Tally how many lines include "this". The number is the whole answer.

------------------------------------------------------------------------

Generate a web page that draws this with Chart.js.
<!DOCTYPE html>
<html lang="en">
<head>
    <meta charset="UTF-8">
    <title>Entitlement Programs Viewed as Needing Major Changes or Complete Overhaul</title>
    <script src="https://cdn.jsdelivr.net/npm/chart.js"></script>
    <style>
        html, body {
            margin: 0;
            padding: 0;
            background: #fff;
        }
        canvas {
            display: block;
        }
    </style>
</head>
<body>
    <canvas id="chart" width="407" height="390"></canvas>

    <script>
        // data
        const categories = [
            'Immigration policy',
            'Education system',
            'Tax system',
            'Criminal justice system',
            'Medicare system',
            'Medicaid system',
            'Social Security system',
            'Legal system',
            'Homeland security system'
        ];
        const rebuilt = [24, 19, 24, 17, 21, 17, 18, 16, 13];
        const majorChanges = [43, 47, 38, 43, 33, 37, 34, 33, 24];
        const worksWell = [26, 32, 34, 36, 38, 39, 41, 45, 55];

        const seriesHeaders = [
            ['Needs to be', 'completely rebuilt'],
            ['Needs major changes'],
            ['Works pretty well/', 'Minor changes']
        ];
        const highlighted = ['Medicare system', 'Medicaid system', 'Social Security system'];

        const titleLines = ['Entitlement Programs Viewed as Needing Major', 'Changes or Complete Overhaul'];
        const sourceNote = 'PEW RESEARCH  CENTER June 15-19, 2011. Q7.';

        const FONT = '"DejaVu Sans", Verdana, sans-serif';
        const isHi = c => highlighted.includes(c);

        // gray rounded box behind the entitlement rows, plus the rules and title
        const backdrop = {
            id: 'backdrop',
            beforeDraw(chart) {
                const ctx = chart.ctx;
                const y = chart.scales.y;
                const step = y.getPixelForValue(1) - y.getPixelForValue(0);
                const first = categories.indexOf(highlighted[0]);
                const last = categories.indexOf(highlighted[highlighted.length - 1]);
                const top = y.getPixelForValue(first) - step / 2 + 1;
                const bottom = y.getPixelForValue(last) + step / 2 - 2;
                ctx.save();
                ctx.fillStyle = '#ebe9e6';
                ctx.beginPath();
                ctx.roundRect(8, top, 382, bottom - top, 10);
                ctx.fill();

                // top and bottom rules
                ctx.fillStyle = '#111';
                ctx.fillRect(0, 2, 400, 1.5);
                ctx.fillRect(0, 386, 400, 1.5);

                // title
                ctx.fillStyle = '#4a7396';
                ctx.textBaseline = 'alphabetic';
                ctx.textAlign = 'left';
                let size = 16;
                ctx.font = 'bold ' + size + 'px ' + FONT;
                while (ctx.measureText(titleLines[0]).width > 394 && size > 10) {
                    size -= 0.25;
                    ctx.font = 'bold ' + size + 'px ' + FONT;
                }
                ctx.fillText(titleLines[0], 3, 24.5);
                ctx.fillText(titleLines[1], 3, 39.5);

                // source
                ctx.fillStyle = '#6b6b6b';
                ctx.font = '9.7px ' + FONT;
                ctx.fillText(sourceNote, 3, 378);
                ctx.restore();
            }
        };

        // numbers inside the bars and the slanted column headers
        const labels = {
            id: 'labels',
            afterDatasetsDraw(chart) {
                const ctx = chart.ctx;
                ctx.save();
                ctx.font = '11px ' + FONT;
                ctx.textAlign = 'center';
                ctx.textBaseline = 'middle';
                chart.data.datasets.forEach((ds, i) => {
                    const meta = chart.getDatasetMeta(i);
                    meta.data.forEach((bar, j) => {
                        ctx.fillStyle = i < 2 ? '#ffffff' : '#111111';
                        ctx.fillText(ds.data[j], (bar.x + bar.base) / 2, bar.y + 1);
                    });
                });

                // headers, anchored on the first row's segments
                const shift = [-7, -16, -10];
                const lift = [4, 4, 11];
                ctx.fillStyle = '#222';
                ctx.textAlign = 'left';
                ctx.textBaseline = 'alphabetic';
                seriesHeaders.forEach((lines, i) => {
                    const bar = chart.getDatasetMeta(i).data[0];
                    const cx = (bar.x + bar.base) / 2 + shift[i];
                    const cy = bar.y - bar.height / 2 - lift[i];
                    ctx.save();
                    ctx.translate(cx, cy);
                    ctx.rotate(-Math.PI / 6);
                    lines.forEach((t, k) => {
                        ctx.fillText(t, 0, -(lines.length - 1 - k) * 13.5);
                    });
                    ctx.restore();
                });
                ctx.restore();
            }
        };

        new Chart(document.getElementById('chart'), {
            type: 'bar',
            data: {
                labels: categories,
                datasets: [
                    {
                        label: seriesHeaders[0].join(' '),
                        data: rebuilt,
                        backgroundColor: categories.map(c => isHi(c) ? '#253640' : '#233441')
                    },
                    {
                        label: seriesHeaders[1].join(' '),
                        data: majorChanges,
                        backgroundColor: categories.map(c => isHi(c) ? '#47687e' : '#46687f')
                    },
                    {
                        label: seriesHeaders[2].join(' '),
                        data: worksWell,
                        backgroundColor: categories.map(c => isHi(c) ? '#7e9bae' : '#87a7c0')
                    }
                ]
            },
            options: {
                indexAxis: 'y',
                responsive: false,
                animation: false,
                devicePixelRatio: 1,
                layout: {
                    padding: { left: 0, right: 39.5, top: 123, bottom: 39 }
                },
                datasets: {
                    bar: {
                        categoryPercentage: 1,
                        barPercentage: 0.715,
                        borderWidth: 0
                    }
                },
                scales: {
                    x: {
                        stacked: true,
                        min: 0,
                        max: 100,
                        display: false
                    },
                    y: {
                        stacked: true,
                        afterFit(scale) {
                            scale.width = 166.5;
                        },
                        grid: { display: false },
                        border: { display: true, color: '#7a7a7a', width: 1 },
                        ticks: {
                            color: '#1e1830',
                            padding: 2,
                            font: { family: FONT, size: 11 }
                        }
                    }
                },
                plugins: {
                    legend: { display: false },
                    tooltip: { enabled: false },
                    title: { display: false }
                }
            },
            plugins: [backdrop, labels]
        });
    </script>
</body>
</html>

------------------------------------------------------------------------

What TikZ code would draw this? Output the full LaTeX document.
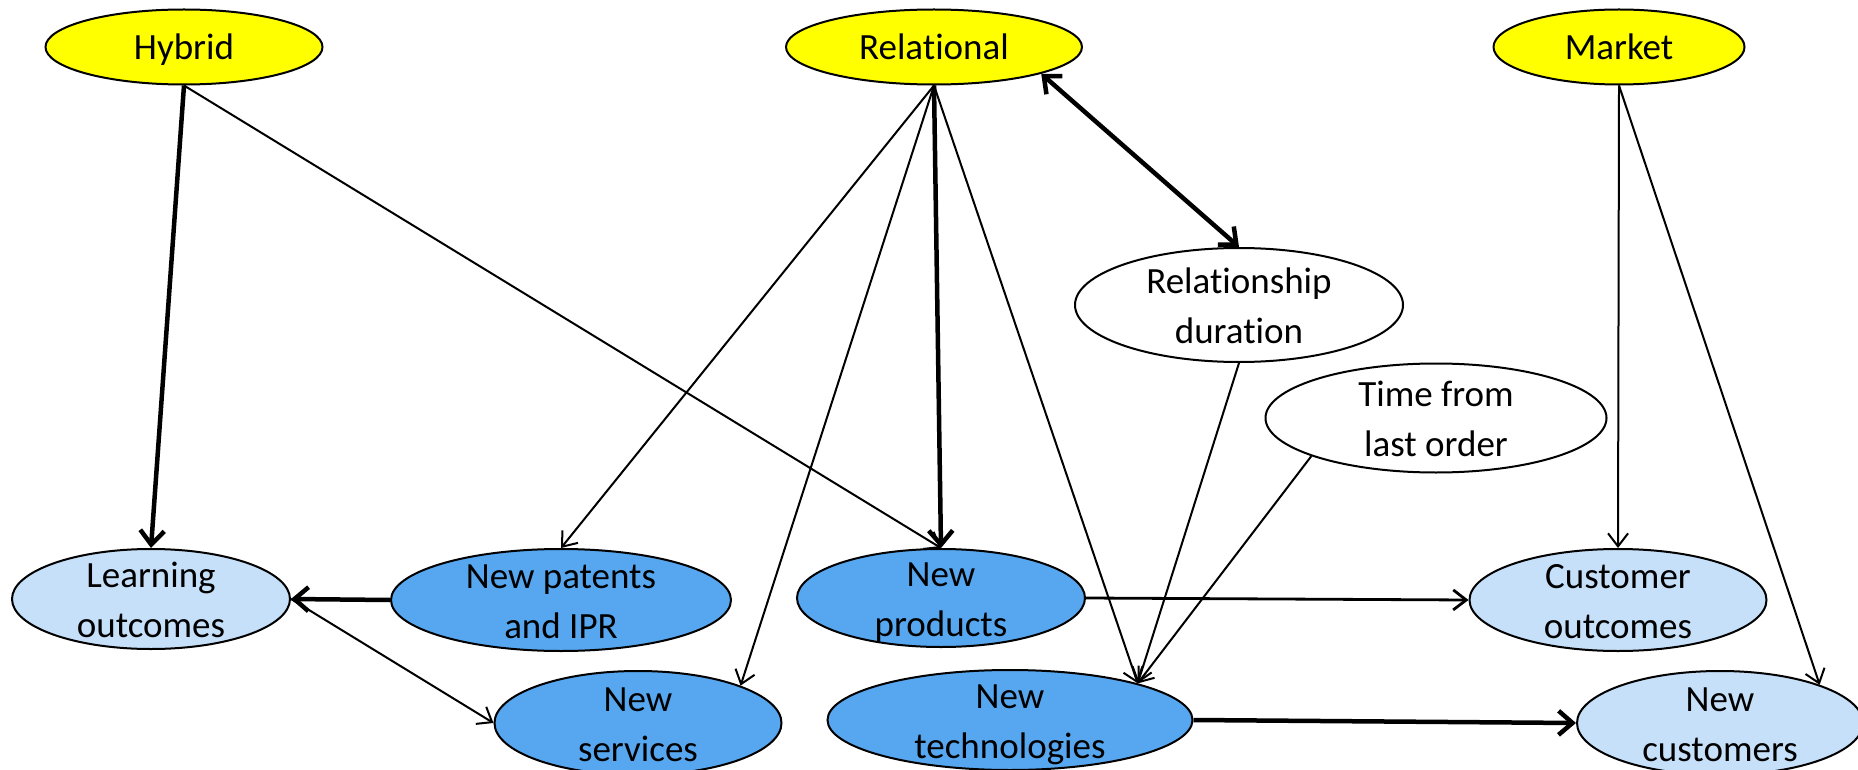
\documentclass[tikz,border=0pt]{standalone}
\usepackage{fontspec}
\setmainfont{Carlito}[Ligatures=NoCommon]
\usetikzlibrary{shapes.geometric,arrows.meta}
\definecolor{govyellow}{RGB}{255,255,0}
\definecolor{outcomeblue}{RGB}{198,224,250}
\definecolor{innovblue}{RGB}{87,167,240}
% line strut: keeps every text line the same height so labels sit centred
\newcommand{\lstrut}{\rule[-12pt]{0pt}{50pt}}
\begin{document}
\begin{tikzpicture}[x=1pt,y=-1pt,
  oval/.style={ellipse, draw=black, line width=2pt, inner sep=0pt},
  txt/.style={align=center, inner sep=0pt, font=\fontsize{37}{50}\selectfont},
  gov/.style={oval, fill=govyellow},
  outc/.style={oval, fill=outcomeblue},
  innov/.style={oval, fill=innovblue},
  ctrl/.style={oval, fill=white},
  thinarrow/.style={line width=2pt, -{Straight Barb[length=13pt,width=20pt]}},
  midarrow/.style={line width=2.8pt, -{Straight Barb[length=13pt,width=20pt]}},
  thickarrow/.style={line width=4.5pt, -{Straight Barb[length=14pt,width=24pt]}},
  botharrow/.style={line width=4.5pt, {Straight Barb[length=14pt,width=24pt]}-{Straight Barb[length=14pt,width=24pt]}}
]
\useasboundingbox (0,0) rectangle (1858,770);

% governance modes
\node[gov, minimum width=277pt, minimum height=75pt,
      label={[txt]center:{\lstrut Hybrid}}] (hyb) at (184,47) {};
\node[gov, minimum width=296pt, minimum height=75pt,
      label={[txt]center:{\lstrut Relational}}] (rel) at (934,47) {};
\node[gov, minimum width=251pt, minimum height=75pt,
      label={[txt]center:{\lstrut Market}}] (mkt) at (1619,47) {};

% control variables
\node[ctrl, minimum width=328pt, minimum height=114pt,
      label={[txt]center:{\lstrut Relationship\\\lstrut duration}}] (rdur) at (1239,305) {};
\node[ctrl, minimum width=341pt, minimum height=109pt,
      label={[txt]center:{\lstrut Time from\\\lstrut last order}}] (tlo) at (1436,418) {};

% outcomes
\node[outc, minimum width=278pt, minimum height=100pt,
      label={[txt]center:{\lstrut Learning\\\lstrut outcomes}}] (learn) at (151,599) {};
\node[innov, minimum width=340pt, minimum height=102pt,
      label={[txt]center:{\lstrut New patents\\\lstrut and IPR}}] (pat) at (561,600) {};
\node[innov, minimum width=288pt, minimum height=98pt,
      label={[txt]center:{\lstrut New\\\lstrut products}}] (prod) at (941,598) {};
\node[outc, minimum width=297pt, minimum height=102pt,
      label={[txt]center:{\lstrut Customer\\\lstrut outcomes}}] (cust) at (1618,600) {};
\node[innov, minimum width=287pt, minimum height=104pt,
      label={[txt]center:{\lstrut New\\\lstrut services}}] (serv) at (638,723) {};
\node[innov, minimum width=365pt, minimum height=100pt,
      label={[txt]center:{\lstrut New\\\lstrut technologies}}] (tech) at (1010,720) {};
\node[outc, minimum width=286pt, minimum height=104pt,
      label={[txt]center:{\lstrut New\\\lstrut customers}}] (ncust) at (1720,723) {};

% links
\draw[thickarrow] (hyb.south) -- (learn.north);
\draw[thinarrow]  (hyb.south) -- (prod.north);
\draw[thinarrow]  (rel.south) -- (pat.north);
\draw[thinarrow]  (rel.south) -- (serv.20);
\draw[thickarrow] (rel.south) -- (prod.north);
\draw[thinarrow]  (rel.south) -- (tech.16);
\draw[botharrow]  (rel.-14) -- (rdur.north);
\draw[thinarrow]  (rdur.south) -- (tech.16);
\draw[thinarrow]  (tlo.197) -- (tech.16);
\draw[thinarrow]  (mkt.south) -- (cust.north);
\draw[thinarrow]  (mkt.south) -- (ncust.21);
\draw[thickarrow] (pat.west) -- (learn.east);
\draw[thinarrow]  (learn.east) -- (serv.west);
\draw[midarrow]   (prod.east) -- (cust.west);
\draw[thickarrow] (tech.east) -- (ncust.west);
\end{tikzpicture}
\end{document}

------------------------------------------------------------------------

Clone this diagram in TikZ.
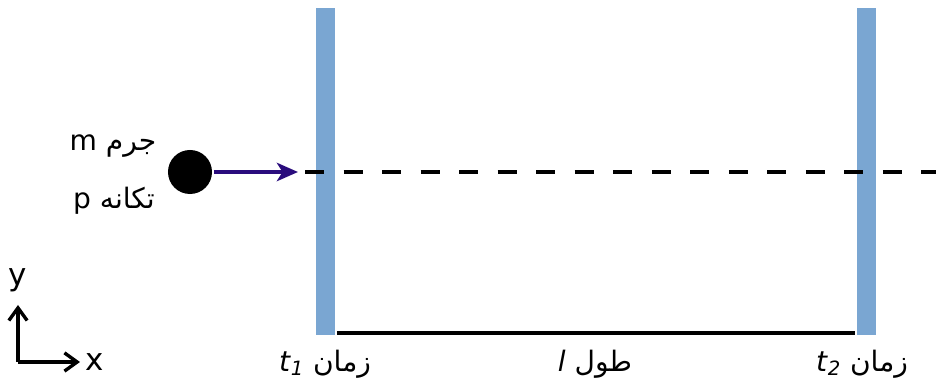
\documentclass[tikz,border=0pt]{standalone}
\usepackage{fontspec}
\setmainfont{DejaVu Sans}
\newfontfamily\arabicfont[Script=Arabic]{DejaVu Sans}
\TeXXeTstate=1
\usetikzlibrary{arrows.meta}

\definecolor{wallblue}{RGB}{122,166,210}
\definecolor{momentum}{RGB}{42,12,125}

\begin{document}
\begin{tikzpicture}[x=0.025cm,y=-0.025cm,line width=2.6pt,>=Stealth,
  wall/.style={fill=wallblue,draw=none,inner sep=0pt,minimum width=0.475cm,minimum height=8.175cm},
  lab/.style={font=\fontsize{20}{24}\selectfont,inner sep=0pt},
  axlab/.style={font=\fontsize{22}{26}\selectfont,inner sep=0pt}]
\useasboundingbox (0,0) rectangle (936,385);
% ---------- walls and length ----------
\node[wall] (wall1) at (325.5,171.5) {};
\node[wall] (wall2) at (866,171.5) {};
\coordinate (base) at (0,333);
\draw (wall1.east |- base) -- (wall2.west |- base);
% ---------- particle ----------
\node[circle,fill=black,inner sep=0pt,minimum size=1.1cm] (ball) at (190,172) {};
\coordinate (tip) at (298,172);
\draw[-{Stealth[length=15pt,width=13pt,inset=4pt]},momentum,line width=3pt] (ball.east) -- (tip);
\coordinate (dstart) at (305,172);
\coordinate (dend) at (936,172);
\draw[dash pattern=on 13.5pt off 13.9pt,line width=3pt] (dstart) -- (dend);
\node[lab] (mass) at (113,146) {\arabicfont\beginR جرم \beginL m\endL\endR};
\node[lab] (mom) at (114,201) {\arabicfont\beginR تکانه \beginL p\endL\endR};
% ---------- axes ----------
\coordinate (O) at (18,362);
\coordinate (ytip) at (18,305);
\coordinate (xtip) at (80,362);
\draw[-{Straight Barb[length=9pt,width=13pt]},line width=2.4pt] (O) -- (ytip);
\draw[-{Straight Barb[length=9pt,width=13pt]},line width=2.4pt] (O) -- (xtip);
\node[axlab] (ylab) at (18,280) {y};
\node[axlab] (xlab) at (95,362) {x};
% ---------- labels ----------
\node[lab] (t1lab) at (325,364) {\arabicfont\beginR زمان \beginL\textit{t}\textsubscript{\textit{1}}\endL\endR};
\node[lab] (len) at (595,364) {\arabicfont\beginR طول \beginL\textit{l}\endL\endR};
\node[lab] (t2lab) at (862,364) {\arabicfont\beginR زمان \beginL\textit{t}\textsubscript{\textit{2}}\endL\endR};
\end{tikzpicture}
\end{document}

------------------------------------------------------------------------

### THE SOLUTION
3